Air Canada a réparé la chaise et s'est excusée auprès de Tanner Bawn en lui offrant un voyage à Disney. Mais sa réputation en a pris pour son rhume.

Évidemment, ce n'est pas toujours agréable pour une entreprise de recevoir une plainte et de la voir afficher publiquement sur sa page Facebook. «La première plainte qui entre, elle fait toujours mal, note Sébastien Provencher, cofondateur de Praized Media, alias Needium, une firme qui aide les entreprises à naviguer dans les réseaux sociaux.

«Mais il vaut mieux qu'ils se plaignent à toi qu'ils le fassent ailleurs. Au moins, ils te donnent une dernière chance!»

Sources d'inspiration

Les entreprises qui réorganisent leurs activités autour de leurs clients les plus mobilisés obtiennent d'excellents résultats, fait valoir Steve Irvine, premier directeur de Facebook Canada, de passage à Montréal jeudi. Steve Irvine prêche évidemment pour sa paroisse. Mais il a cité en exemple des entreprises qui ont utilisé avec intelligence les réseaux sociaux.

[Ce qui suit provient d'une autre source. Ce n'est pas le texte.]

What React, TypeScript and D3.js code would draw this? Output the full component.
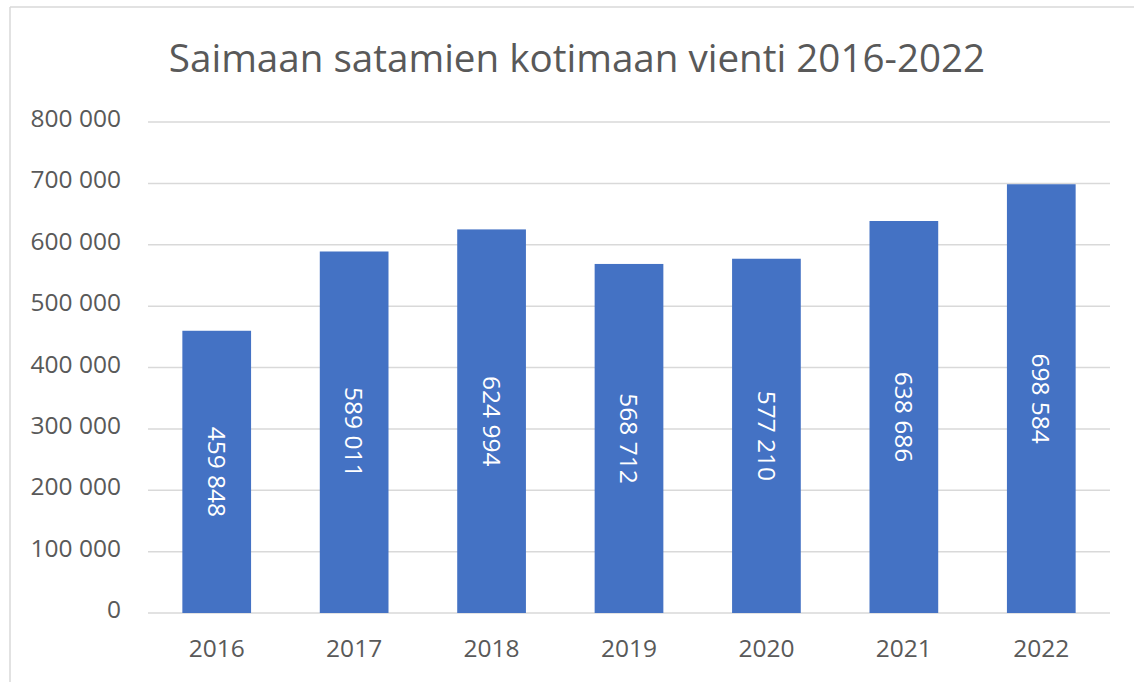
import React from "react";
import * as d3 from "d3";

const years = ["2016", "2017", "2018", "2019", "2020", "2021", "2022"];
const values = [459848, 589011, 624994, 568712, 577210, 638686, 698584];
const yTicks = [0, 100000, 200000, 300000, 400000, 500000, 600000, 700000, 800000];
const title = "Saimaan satamien kotimaan vienti 2016-2022";

const W = 1134, H = 682;
const left = 148, right = 1110, top = 122, bottom = 613;
const font = "'Open Sans', 'Liberation Sans', sans-serif";

const fmt = (v: number) => {
  const s = Math.round(v).toString();
  return s.replace(/\B(?=(\d{3})+(?!\d))/g, " ");
};

export default function App() {
  const x = d3.scaleBand<string>().domain(years).range([left, right]).paddingInner(0.5).paddingOuter(0.25);
  const y = d3.scaleLinear().domain([0, 800000]).range([bottom, top]);
  return (
    <svg width={W} height={H} style={{ position: "absolute", left: 0, top: 0, background: "#fff" }}>
      <rect x={0} y={0} width={W} height={H} fill="#fff" />
      <line x1={10} y1={7} x2={W} y2={7} stroke="#d9d9d9" strokeWidth={1.5} />
      <line x1={10} y1={7} x2={10} y2={H} stroke="#d9d9d9" strokeWidth={1.5} />
      <text x={577} y={72} textAnchor="middle" fontFamily={font} fontSize={38.6} fill="#595959">{title}</text>
      {yTicks.map((t) => (
        <g key={t}>
          <line x1={left} x2={right} y1={y(t)} y2={y(t)} stroke="#d9d9d9" strokeWidth={1.5} />
          <text x={121} y={y(t) + 5} textAnchor="end" fontFamily={font} fontSize={24.5} fill="#595959">{fmt(t)}</text>
        </g>
      ))}
      {years.map((yr, i) => {
        const bx = x(yr)!;
        const bw = x.bandwidth();
        const by = y(values[i]);
        const cx = bx + bw / 2;
        const cy = (by + y(0)) / 2;
        return (
          <g key={yr}>
            <rect x={bx} y={by} width={bw} height={y(0) - by} fill="#4472c4" />
            <text transform={`translate(${cx},${cy}) rotate(90)`} textAnchor="middle" dy="0.36em" fontFamily={font} fontSize={24.5} fill="#ffffff">{fmt(values[i])}</text>
            <text x={cx} y={657} textAnchor="middle" fontFamily={font} fontSize={24.5} fill="#595959">{yr}</text>
          </g>
        );
      })}
    </svg>
  );
}
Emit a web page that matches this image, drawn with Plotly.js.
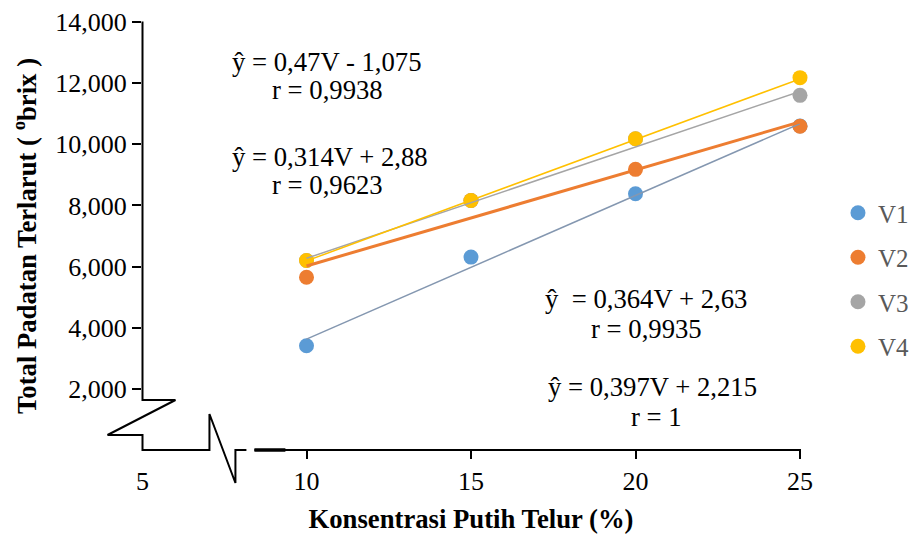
<!DOCTYPE html>
<html>
<head>
<meta charset="utf-8">
<script src="https://cdn.plot.ly/plotly-3.0.1.min.js"></script>
<style>html,body{margin:0;padding:0;background:#fff;}#chart{width:911px;height:536px;}</style>
</head>
<body>
<div id="chart"></div>
<script>
// ---- data ----
const konsentrasi = [10, 15, 20, 25];
const seriesNames = ["V1", "V2", "V3", "V4"];
const v1 = [3.41, 6.31, 8.38, 10.60];
const v2 = [5.65, 8.16, 9.18, 10.59];
const v3 = [6.20, 8.16, 10.18, 11.60];
const v4 = [6.20, 8.16, 10.18, 12.18];
const trendSlope = [0.47, 0.314, 0.364, 0.397];
const trendIntercept = [-1.075, 2.88, 2.63, 2.215];
const trendRange = [10, 25];
const yTickVals = [2, 4, 6, 8, 10, 12, 14];
const xTickVals = [10, 15, 20, 25];
const eqTexts = ["ŷ = 0,47V - 1,075", "r = 0,9938", "ŷ = 0,314V + 2,88", "r = 0,9623",
                 "ŷ\u00a0 = 0,364V + 2,63", "r = 0,9935", "ŷ = 0,397V + 2,215", "r = 1"];

// ---- styles ----
const colors = ["#5B9BD5", "#ED7D31", "#A5A5A5", "#FFC000"];
const trendColors = ["#8497B0", "#ED7D31", "#A5A5A5", "#FFC000"];
const trendWidths = [1.5, 3, 1.5, 1.5];
const serif = "Liberation Serif, Times New Roman, serif";

const W = 911, H = 536;
const L = 141.5, R = 800, T = 22, B = 450;
const pw = R - L, ph = B - T;
const px = x => (x - L) / pw;
const py = y => (B - y) / ph;

const allSeries = [v1, v2, v3, v4];
const traces = [];
allSeries.forEach((vals, i) => {
  traces.push({
    type: "scatter", mode: "markers", name: seriesNames[i],
    x: konsentrasi, y: vals,
    marker: {color: colors[i], size: 15},
    cliponaxis: false,
    legendgroup: "g" + i
  });
});
allSeries.forEach((vals, i) => {
  traces.push({
    type: "scatter", mode: "lines", showlegend: false, hoverinfo: "skip",
    x: trendRange, y: trendRange.map(x => trendSlope[i] * x + trendIntercept[i]),
    line: {color: trendColors[i], width: trendWidths[i]},
    cliponaxis: false
  });
});

function path(pts) {
  return pts.map((p, k) => (k ? "L" : "M") + px(p[0]).toFixed(5) + "," + py(p[1]).toFixed(5)).join(" ");
}

const shapes = [
  {type: "path", xref: "paper", yref: "paper",
   path: path([[142, 21.5], [142, 400], [175, 400], [107, 435], [142, 435], [142, 450], [209, 450],
               [209, 414], [235, 483], [235, 450], [246, 450]]),
   line: {color: "#000", width: 2}},
  {type: "line", xref: "paper", yref: "paper", x0: px(254), x1: px(801), y0: py(450), y1: py(450),
   line: {color: "#000", width: 2}},
  {type: "line", xref: "paper", yref: "paper", x0: px(254), x1: px(285), y0: py(450), y1: py(450),
   line: {color: "#000", width: 3.5}}
];

const eqPos = [[327, 62], [327, 90], [330, 157], [327, 185], [646, 299], [646, 329], [652, 387], [656, 417]];
const annotations = eqTexts.map((t, i) => ({
  text: t, xref: "paper", yref: "paper", x: px(eqPos[i][0]), y: py(eqPos[i][1]),
  xanchor: "center", yanchor: "middle", showarrow: false,
  font: {family: serif, size: 26.7, color: "#000"}
}));
annotations.push({
  text: "5", xref: "x", x: 5, yref: "paper", y: py(481), xanchor: "center", yanchor: "middle",
  showarrow: false, font: {family: serif, size: 26, color: "#000"}
});

const layout = {
  width: W, height: H,
  margin: {l: L, r: W - R, t: T, b: H - B, pad: 0, autoexpand: false},
  paper_bgcolor: "#fff", plot_bgcolor: "#fff",
  separators: ",.",
  showlegend: true,
  legend: {
    x: px(838), y: py(190), xanchor: "left", yanchor: "top",
    font: {family: serif, size: 25, color: "#595959"},
    traceorder: "grouped", tracegroupgap: 9, bgcolor: "rgba(0,0,0,0)"
  },
  xaxis: {
    range: [5, 25], tickvals: xTickVals, tickformat: "d",
    ticks: "outside", ticklen: 8, tickwidth: 2, tickcolor: "#000",
    showline: false, showgrid: false, zeroline: false,
    tickfont: {family: serif, size: 26, color: "#000"},
    title: {text: "<b>Konsentrasi Putih Telur (%)</b>", standoff: 14,
            font: {family: serif, size: 26.7, color: "#000"}}
  },
  yaxis: {
    range: [0, 14], tickvals: yTickVals, tickformat: ".3f",
    ticks: "outside", ticklen: 9, tickwidth: 2, tickcolor: "#000",
    showline: false, showgrid: false, zeroline: false,
    tickfont: {family: serif, size: 26, color: "#000"},
    title: {text: "<b>Total Padatan Terlarut ( <sup>o</sup>brix )</b>", standoff: 10,
            font: {family: serif, size: 26.7, color: "#000"}}
  },
  shapes: shapes,
  annotations: annotations
};

Plotly.newPlot("chart", traces, layout, {staticPlot: true, displayModeBar: false});
</script>
</body>
</html>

Voici quelques cas:

> VitaminWater: a produit une eau vitaminée dont la saveur, les propriétés nutritives et l'emballage avaient été plébiscités par ses fans.

> Sephora: en plus d'offrir des conseils et des exclusivités, ce détaillant de produits de beauté se sert de son compte Facebook (1,3 million d'internautes disent aimer Sephora) comme d'un grand focus group.

> Toyota: après les rappels qui ont terni son image, ce constructeur japonais a recueilli des témoignages de gens «ordinaires» qui aiment leur Toyota. Les meilleurs ont servi à sa campagne d'image. La vidéo «Erica's Surprise», que vous retrouverez sans peine sur YouTube, est émouvante.

> Chase: cette banque américaine a invité ses fidèles à lui suggérer des organismes de charité vers qui diriger ses dons. Elle a reçu 9 millions de recommandations!